AIM OF THE TASK | Nothing but the lines from the top of the data to the line holding "import plotly.graph_objects as go" should be printed, word for word and both ends included; leave the pictures out.

** BEGIN DATASET CONTENT **

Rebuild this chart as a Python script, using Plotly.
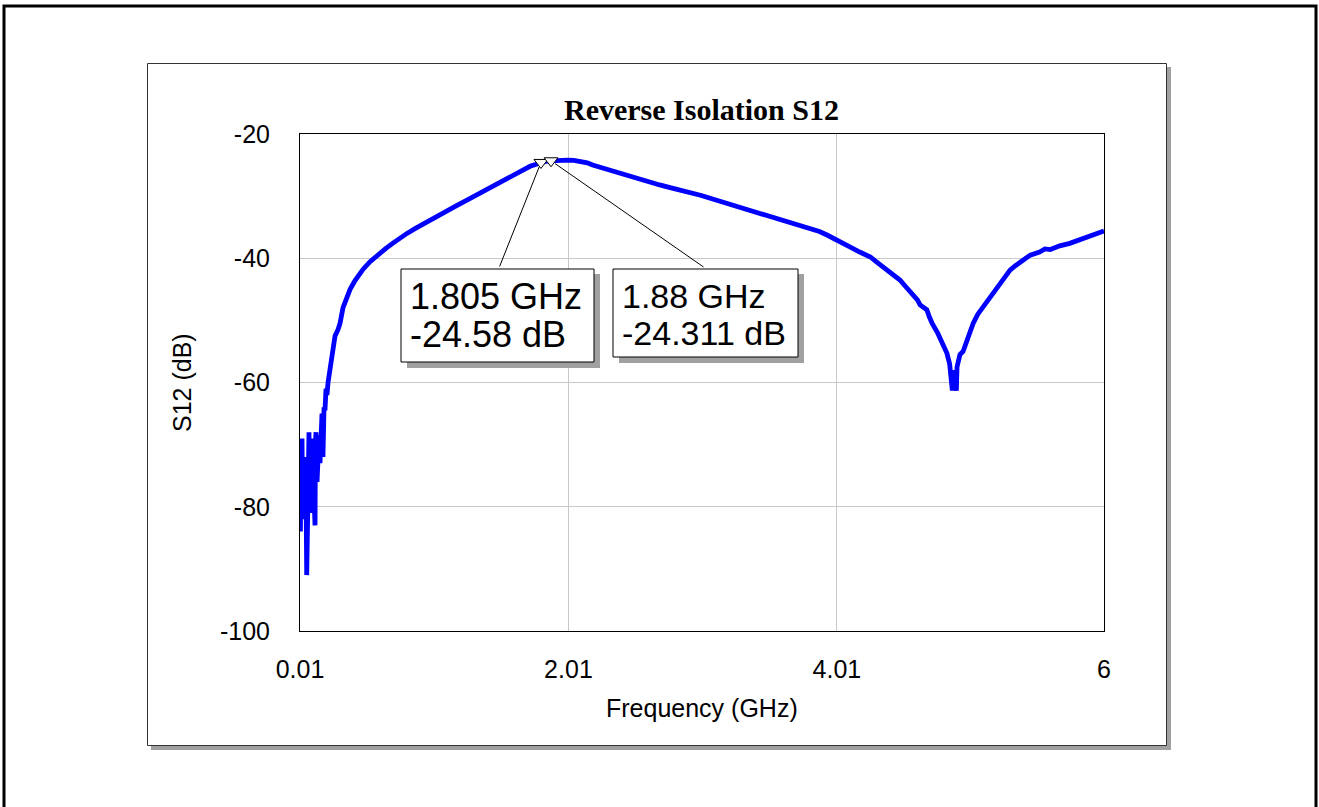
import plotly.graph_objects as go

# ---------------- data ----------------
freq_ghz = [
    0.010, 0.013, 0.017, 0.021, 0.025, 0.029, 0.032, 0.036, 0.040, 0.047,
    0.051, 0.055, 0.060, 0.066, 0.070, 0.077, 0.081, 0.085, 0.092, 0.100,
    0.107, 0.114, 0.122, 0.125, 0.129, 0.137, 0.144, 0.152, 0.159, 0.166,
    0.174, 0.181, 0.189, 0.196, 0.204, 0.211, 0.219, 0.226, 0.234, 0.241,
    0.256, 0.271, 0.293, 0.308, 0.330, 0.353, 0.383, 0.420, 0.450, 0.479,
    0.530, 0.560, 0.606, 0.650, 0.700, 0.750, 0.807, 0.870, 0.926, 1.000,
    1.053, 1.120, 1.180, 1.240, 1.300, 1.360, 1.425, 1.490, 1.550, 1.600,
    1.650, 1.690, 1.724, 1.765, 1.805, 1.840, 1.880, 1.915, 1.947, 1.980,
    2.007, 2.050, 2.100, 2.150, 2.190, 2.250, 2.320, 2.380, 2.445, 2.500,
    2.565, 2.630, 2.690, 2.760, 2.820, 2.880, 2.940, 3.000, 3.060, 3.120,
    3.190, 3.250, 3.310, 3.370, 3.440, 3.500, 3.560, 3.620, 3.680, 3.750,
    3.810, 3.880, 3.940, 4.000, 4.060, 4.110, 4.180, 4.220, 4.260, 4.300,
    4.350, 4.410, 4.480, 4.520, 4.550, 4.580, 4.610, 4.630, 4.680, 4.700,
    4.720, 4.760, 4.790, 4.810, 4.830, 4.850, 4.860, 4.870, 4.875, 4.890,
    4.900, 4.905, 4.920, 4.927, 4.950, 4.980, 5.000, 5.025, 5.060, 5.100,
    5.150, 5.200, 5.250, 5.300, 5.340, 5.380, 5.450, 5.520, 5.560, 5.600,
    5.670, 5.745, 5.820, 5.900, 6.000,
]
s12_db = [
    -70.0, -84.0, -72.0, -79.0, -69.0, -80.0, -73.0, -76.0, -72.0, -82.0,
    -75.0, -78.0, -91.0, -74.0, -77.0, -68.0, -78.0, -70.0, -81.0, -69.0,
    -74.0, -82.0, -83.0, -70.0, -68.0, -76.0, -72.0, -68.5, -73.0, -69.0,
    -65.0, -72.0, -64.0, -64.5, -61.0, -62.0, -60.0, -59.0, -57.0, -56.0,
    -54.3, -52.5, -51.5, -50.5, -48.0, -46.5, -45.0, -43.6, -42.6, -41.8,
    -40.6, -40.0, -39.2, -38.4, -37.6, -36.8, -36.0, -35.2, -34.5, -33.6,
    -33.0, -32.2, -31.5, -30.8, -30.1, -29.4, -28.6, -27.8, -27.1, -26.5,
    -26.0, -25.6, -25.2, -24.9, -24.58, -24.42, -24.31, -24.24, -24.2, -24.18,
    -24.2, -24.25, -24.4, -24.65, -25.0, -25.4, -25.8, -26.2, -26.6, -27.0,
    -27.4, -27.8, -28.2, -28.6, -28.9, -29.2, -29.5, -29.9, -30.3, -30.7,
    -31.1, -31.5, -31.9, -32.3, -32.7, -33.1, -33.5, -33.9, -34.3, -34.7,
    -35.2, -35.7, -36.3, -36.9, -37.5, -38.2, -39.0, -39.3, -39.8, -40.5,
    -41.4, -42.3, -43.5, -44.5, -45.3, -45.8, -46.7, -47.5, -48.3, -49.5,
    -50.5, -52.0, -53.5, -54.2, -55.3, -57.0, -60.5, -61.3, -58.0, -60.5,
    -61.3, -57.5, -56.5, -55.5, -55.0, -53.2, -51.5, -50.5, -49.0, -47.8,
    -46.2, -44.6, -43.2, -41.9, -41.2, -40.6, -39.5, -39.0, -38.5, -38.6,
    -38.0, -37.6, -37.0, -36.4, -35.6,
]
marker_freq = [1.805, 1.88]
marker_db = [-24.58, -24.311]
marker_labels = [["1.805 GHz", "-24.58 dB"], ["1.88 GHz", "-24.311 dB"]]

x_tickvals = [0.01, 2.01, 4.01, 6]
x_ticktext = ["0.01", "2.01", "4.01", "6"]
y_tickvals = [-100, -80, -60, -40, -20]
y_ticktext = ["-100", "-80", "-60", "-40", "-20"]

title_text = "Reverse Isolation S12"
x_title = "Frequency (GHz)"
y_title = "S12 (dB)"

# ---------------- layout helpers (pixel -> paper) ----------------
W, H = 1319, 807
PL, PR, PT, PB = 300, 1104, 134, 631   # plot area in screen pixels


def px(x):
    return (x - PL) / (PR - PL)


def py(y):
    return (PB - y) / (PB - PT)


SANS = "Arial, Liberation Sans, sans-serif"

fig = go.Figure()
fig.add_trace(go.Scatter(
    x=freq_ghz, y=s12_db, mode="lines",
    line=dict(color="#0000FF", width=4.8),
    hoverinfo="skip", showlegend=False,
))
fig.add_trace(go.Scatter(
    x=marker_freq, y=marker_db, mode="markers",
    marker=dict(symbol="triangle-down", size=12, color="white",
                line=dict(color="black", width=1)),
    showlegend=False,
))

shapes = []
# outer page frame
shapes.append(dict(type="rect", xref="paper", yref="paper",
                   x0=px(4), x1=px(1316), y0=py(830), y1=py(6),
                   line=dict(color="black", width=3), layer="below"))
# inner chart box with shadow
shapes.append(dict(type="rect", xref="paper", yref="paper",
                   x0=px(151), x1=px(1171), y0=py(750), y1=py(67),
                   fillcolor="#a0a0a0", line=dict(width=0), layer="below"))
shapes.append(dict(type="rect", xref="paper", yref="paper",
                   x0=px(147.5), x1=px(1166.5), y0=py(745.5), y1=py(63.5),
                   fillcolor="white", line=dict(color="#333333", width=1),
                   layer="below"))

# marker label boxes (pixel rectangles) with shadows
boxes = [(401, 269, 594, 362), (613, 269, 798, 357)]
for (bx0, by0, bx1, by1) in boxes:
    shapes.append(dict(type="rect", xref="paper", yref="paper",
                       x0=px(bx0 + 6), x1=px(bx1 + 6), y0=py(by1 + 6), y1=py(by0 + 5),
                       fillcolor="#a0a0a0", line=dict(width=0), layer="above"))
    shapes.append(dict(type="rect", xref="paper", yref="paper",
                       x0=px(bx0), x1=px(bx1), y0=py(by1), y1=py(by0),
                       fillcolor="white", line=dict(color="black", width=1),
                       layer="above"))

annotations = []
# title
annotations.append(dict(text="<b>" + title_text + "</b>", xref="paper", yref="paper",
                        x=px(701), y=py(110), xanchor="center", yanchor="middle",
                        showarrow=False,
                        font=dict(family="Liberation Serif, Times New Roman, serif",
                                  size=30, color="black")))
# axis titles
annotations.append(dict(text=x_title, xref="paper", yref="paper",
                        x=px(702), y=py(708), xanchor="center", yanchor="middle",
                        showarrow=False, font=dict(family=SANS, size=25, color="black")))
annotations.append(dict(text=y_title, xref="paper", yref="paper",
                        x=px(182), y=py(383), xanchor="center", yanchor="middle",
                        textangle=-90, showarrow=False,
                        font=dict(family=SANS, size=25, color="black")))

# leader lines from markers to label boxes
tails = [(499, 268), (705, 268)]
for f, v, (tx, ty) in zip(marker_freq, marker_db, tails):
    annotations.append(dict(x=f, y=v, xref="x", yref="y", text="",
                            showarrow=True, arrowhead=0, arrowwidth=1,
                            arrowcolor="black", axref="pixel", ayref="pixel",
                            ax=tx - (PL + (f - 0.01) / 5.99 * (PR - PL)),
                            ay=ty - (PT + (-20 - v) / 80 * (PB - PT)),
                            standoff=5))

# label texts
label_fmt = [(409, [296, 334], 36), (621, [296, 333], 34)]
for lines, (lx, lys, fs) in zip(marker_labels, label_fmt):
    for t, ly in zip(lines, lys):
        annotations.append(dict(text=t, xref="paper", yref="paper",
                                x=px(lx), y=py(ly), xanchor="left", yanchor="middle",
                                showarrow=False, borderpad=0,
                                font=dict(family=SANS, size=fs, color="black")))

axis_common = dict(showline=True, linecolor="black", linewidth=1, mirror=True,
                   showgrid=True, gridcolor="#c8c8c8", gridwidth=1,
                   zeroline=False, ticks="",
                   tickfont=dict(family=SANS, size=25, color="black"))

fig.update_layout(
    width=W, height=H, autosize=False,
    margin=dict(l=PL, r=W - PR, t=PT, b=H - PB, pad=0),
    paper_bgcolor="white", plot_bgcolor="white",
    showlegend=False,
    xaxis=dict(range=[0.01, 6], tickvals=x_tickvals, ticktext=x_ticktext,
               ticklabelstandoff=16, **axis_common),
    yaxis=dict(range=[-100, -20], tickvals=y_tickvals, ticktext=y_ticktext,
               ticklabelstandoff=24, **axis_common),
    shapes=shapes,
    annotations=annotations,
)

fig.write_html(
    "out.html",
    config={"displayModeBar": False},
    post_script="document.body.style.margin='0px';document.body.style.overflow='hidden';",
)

** END DATASET CONTENT **

EXERCISE SOLUTION |
Rebuild this chart as a Python script, using Plotly.
import plotly.graph_objects as go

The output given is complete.